Like Tonchi’s W, Needleman’s WSJ. is bringing in good returns. Since she took over in 2010, the Little Engine That Could of the Journal newsroom has had frequency increases from six to nine to 10 issues. In the six issues that overlapped between 2010 and 2011, it saw 30 percent ad page gains, according to the Journal’s internal stats, which a spokeswoman said are tallied in accordance with how the Publishers Information Bureau would add it up. In 2010, WSJ. finished with 217 ad pages and last year had 383. Its March issue is up 27 percent year-over-year and its publisher said that the April issue will be up more than 50 percent. The magazine, which once had no place in the world of fashion media, is quietly beginning to circulate more and more.

Needleman created a cult magazine in Domino, but it wasn’t a commercial success — it closed four years after it started, one of six Condé Nast titles that shuttered in 2009. Now, it appears that Needleman that could be turning into a bit of a business success.

“It’s nice that it’s fat with ads and they’re good-looking ads,” said Needleman. “But from my perspective I’m still doing the same thing, which is trying to make the best magazine I can make. But it’s definitely nicer be at a growing magazine.”

When she took over WSJ., she said it was a “respectable luxury platform” but that “it didn’t have a whole lot of personality.”

She said she had to set out figuring out a way to connect a lot of different interests for her luxury title — fashion, luxury, philanthropy, art, food, business, design and technology.

“The filter — that’s how these disparate subjects get held together in one magazine,” she said. “I had this at Domino. All the stories have to meet certain criteria. It’s like influence, and creativity and innovation and power or a sense of independence. Every person, idea or story is in some way kicking off one of those boxes and that’s how it keeps it coherent. Lots of magazines create coherence by doing all one thing — it’s like Dwell, it’s all one look or something! But the other way, in my mind, is to have a kind of filter that everything goes through. You basically create a world, a little hermetic world.

“I felt like at Domino we were feeding decorating crack to 30-year-old girls,” she continued. “The audience was made for what we were serving them. It surprises me and this is something that pleases me much more than any of the ad things.”

And what of her rival, Singer? When Needleman and Singer were both appointed to their jobs, it looked like it could be the most intriguing of the several wars between the Journal and the Times.

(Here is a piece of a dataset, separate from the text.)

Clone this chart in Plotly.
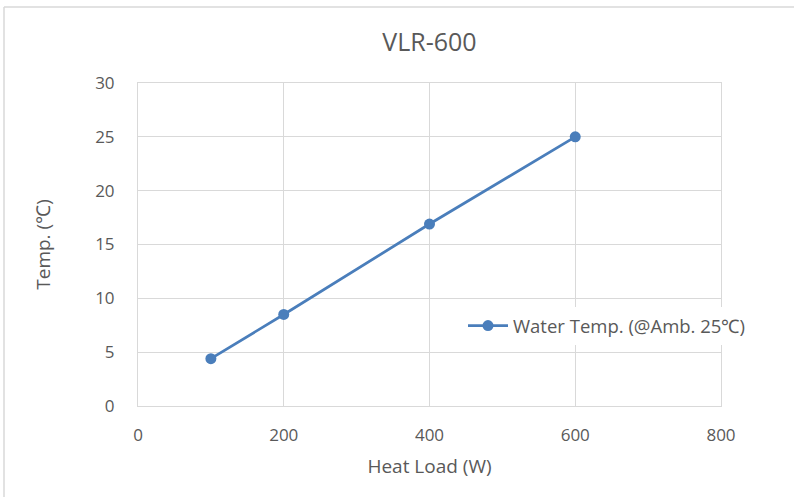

After all, both were extremely well-respected and burnished their reputations at 4 Times Square — not the newspaper world. Is T Magazine her rival?

“I was giving this talk to the ad people yesterday or two days ago, and I think it’s really something that’s true for the advertisers,” she said. “To them, they are our direct competitors. The ad dollars are finite and if they go here, they’re not going somewhere else. But making a magazine is not quite like that. I truly don’t ever think about other magazines when I’m making this magazine. I feel like it’s a natural comparison for other people to make but it doesn’t feel real to me at all.”

But to her bosses? And to Singer’s? It’s starting to feel very real.